Required work> From the entries below, copy every line holding the word "React".

Rows>
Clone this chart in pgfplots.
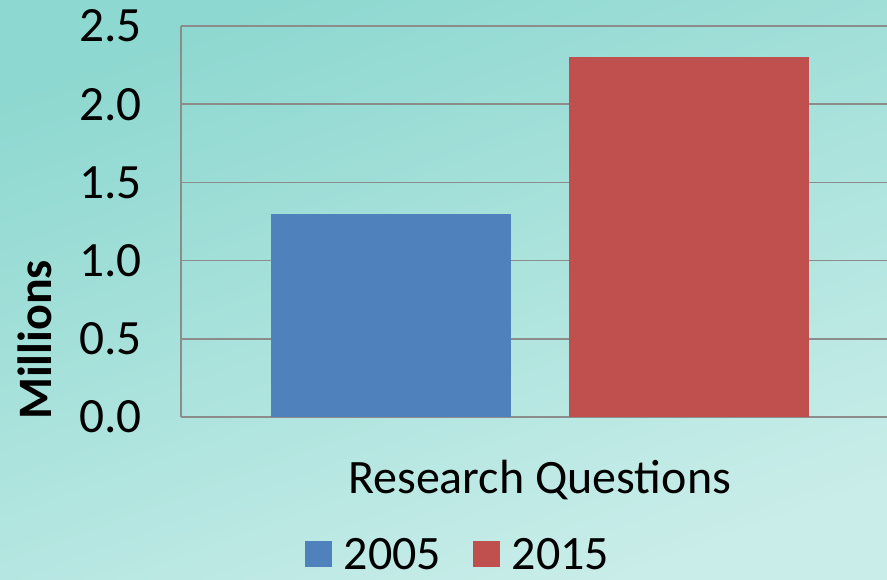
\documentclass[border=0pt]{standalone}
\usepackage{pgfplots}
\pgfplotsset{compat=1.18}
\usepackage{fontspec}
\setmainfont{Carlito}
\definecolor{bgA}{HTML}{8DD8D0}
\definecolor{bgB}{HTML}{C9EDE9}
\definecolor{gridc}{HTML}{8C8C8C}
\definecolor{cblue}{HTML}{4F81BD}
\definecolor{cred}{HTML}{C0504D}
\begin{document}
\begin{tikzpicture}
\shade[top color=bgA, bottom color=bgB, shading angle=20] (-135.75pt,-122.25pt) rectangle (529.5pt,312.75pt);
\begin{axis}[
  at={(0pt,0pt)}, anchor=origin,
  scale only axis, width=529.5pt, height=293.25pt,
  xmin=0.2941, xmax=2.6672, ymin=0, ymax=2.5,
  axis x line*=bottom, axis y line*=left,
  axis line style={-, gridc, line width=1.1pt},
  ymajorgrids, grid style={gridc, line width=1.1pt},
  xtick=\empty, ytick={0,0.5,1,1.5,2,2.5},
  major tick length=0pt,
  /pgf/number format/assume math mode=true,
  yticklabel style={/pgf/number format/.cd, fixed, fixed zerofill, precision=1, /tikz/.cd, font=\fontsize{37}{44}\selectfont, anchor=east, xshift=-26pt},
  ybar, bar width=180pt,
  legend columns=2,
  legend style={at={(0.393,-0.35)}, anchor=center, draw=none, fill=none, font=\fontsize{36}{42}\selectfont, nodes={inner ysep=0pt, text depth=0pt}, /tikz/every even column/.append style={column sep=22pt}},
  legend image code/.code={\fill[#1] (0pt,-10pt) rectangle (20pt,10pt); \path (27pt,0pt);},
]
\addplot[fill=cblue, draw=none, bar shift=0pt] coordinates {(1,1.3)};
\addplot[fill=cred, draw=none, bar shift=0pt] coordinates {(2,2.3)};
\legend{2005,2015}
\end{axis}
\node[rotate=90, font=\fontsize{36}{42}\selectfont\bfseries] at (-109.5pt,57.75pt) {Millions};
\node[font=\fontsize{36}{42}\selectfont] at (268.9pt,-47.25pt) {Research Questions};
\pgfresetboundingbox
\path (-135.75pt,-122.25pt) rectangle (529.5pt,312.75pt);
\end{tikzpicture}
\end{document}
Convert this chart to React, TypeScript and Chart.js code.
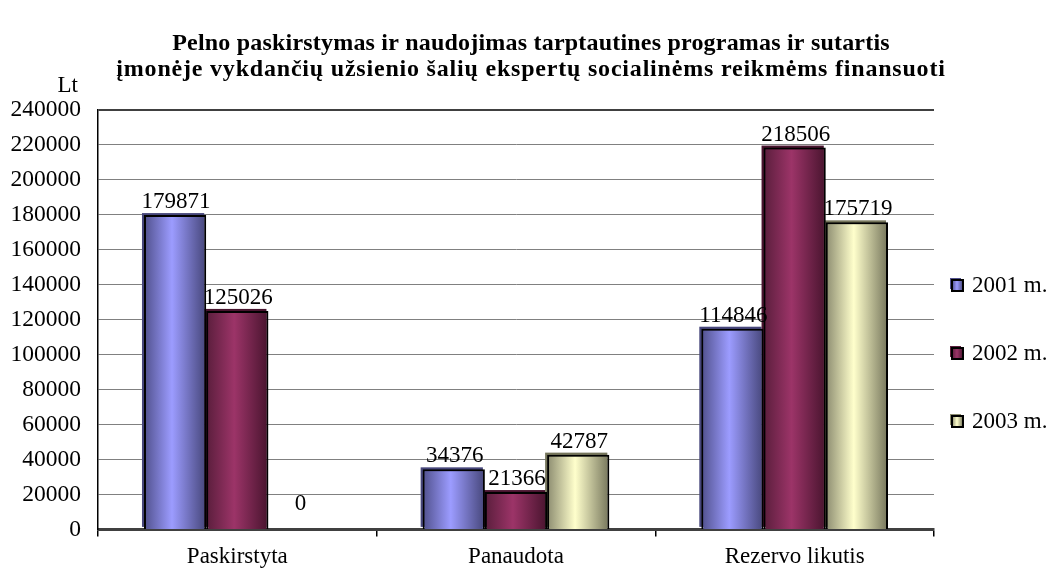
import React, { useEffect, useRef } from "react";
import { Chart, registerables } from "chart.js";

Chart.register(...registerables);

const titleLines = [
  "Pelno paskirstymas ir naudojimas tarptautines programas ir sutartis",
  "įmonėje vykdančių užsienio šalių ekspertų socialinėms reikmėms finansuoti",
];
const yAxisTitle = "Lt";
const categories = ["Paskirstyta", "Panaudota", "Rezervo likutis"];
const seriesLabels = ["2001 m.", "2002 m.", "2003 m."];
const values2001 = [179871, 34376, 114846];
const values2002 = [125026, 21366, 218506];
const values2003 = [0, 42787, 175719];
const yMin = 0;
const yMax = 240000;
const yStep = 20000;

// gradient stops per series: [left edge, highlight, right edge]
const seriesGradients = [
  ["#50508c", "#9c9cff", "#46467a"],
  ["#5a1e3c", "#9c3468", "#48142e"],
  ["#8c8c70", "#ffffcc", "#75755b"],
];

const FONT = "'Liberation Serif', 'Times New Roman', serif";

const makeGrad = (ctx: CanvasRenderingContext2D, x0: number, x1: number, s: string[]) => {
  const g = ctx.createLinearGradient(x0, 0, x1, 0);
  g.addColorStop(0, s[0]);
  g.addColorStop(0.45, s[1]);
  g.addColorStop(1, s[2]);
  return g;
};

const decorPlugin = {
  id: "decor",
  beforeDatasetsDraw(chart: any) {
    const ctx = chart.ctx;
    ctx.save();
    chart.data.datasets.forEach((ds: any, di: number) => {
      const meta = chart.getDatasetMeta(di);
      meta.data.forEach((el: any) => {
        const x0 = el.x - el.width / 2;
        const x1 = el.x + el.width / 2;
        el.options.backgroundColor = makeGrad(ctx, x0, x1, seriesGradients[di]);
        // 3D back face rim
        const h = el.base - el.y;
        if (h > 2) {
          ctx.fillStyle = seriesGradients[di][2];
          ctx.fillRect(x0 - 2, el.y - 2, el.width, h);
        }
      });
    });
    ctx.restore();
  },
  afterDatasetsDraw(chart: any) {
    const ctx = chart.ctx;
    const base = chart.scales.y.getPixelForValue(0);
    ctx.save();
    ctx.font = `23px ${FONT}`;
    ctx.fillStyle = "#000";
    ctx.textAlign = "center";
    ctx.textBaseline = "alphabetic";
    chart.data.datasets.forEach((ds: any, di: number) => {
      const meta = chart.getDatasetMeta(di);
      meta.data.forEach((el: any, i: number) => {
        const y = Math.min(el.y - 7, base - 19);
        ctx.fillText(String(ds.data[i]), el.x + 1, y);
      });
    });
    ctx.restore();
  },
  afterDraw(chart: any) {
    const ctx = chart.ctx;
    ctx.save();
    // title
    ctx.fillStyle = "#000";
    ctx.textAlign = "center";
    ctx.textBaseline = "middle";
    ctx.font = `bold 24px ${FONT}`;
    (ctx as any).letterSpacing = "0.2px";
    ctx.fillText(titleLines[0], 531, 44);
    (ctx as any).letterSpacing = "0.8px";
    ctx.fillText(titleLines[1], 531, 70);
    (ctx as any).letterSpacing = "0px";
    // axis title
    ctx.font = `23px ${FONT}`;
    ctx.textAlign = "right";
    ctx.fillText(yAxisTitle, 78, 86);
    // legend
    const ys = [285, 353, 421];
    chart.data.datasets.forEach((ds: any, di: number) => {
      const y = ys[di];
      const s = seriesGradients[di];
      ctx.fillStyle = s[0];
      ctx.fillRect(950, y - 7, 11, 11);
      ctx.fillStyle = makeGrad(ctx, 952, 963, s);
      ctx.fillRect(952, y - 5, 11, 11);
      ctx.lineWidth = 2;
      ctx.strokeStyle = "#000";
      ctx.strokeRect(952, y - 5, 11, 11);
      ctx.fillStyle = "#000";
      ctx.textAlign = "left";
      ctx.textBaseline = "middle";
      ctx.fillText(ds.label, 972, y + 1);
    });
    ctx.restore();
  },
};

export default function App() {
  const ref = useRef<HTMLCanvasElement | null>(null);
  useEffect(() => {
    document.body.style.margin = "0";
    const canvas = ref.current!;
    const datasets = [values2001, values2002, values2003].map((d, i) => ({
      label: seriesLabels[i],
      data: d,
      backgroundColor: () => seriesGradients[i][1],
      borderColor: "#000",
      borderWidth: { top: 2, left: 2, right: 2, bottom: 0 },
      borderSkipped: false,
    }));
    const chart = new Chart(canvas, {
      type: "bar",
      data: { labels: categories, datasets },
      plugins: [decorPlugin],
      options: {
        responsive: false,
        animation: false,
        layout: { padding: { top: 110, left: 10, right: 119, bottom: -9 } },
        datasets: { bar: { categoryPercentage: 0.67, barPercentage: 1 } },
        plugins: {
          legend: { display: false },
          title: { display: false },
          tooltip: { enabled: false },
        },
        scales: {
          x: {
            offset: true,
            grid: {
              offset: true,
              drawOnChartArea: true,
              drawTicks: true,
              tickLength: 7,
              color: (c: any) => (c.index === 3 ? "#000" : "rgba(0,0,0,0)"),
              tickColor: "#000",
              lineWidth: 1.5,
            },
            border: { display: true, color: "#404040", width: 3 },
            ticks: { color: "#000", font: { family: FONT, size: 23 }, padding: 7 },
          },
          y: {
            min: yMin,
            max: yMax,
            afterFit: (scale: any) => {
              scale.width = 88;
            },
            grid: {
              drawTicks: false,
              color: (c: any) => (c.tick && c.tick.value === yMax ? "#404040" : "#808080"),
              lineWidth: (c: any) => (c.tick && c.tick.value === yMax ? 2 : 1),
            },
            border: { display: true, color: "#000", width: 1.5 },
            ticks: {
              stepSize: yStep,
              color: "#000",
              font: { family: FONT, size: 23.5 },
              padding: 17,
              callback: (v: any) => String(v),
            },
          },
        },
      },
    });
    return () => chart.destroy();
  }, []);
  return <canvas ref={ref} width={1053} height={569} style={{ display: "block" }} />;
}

Solution>
Convert this chart to React, TypeScript and Chart.js code.
import React, { useEffect, useRef } from "react";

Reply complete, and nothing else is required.